Rise of the Triad is the very definition of a niche title — it may very well be the game which established the definition in the first place.
Rise of the Triad is the very definition of a niche title — it may very well be the game which established the definition in the first place. The original game took an already bombastic shooter formula and layered on thick sheets of craziness on top of it. It's all gibs and jump pads for as far as the eye can see; but despite that, it never gained the broad fan base of id's more iterated-upon corridor shooters.
Interceptor Entertainment doesn't plan on losing a single iota of Rise of the Triad's spirit with their upcoming remake. That's probably going to put off a lot of people — compared to almost all modern shooters, it moves uncomfortably fast. The weapons aren't even remotely balanced; it wasn't even a moderately high priority. Levels will be maze-like; less so than the original, but far, far more so than a Call of Duty or Battlefield.
The multiplayer demo for Rise of the Triad which debuted at QuakeCon 2012 really drove the game's nicheness home. I was murdered, repeatedly and remorselessly by two tweens who had played the demo several times before, and had memorized the locations of the game's strongest weapons. As respawning nets you a single pistol, you're almost always severely outgunned by your killer.
That "zone control" mentality is characteristic of shooter days past — before pre-set loadouts became the norm. It mandates a franticness of movement that today's FPS games just don't possess. Strafing, rocket-jumping and the liberal use of jump pads are all required to stay afloat in Rise of the Triad's competitive matches.
Of course, this particular build of the demo also required patience for its frankly remarkable number of bugs. Clipping was a major order of the day, but the errors came in far more exotic flavors than that. To wit: Sometimes, while dual-wielding pistols, the player's character would randomly raise a third pistol, held by a third hand. I saw it happen more than once, and both times resulted in cackling, unreserved glee.
Interceptor has been working on Rise of the Triad for over five months, which isn't a heck of a lot of time for, well, any game. There's bugs, but there's also polish: The lighting and textures are dark and moody (albeit minimalistic), and the sound is surprisingly dynamic, with gunshots that extinguish in the open air, but reverberate down brick-lined sewers. It leans fully on the benefits of Unreal Engine 3 while honoring the thematic elements that made 1995's Rise of the Triad an underground hit.
A few of these were disclosed in a behind-closed-doors single-player preview, which ran even rougher than its multiplayer counterpart. Its enemies possessed no AI programming whatsoever, and it required constant resetting, as it was running on the multiplayer engine and shut down after five minutes. Despite those issues, its charms shone: secret areas house powerful weapons and collectible Ankh Coins, and enemies gibbed with little acknowledgement for human anatomy. (Sidenote: Exploded foes' eyeballs aren't yet sliding down the screen, though the developer promised this functionality would be added.)
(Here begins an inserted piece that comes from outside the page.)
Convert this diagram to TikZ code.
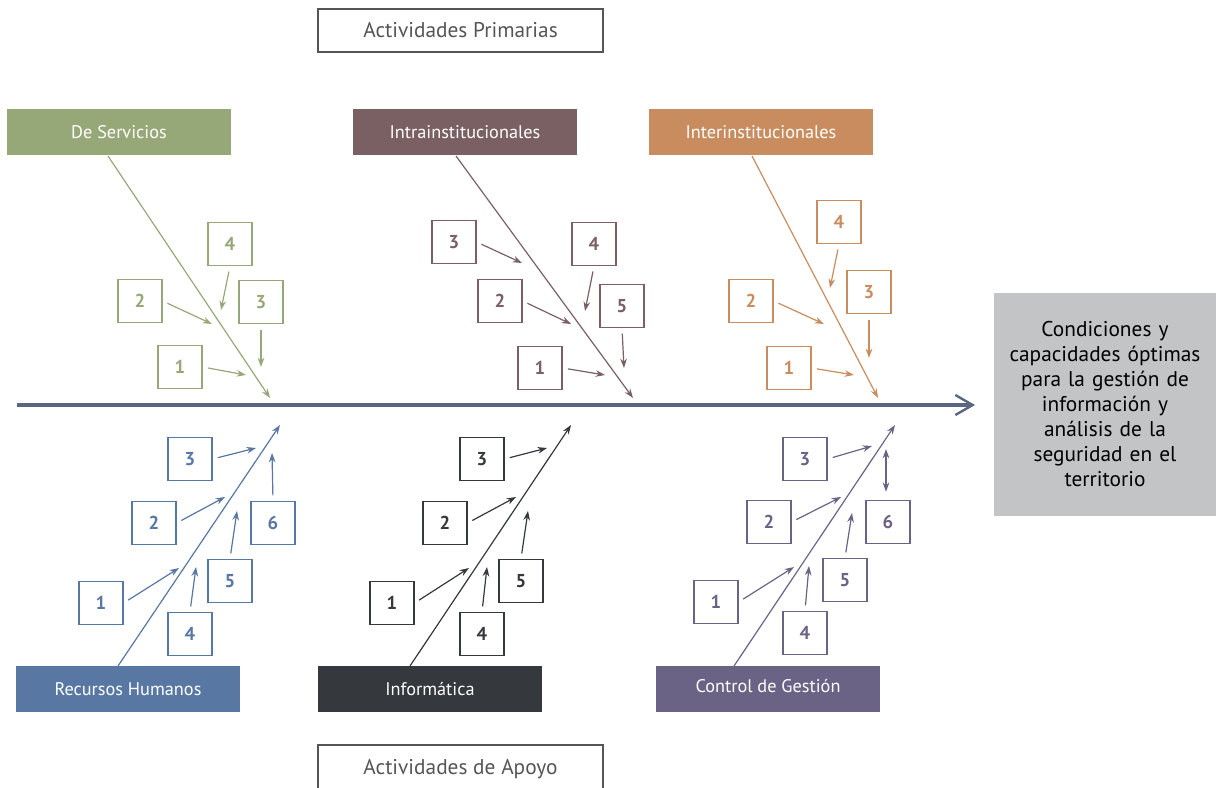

It's all very familiar, though Rise of the Triad's developers have made some changes to the original game's levels. Some changes are due to the title's new, fully 3D worlds. Some are because some of the original game's levels were poorly designed — one level, designer Frederik Shreiber informed me, was lazily drawn in the shape of a letter of the alphabet. (I'm assuming that one didn't make the cut for the remake.)
How successful Interceptor is at reviving the franchise depends entirely on how much the studio can get done before the game launches later this year. In five months, they've built an extremely buggy demo — but a demo that expertly blends nostalgia and fun into a fairly enjoyable package. With its Steam support (which comes with Workshop modding functionality) and reasonable $15 price tag, that might just be enough.